A multifaceted artist and advocate, Lassegue is the founder and CEO of Extinguished Youth Productions/Inc, creating films, digital content, and events that amplify women-led stories, social justice issues, and survivor narratives. Trained at AMDA, with further studies at Juilliard and Harvard Business School, she describes the film as her “love letter to girlhood”—a piece made not to feel safe, but to spark conversation, unsettle, and ensure that women and survivors feel seen and heard.



Award of Excellence: Land of Forgotten Echoes
Directed by Layne Marie Williams, this taut desert fable follows sisters Orpha and Rosalee, who have never known the outside world until an intruder breaks their isolation.

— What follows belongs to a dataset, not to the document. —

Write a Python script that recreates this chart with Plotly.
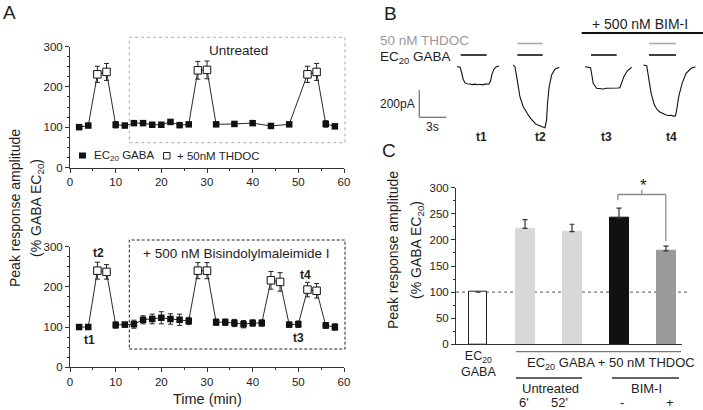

What begins as a cloistered coming-of-age turns toward survival and self-determination, unfolding with the spare tension of a modern western.
Made in the heat of summer on the edge of the Mojave—Randsburg, CA, at the storied Rusty’s Chicken Ranch—the production embraced the landscape as a character in itself. Williams and lead actor/writer/EP Ariana Kaufman sought a location that held history and mystery; the small crew lived on the property, and the film channels the place’s “haunted” aura into its atmosphere and mood.
Los Angeles–based and originally from Montgomery, Alabama (with formative years on a Nashville horse farm), Williams is a Telly Award–winning director whose feature The Christmas Pitch premiered at the Cannes Film Market and later reached The CW, Tubi, Amazon Prime Video, Redbox, Apple TV, Vudu, and The Roku Channel. She directed the pilot and season one of Zen Room (starring and co-written by Cheri Oteri) and helmed projects including Wizdom (Indie Short Fest Award of Excellence — Special Jury Mention, May 2025), I Didn’t Mean to Go Mental, Veiled Tractate, Blanche, Scutly, and Golden Voices. In her words, Land of Forgotten Echoes is about “strong women inside a mysterious story,” bringing feminine perspectives to genres—western and noir—where they’re too rarely centered.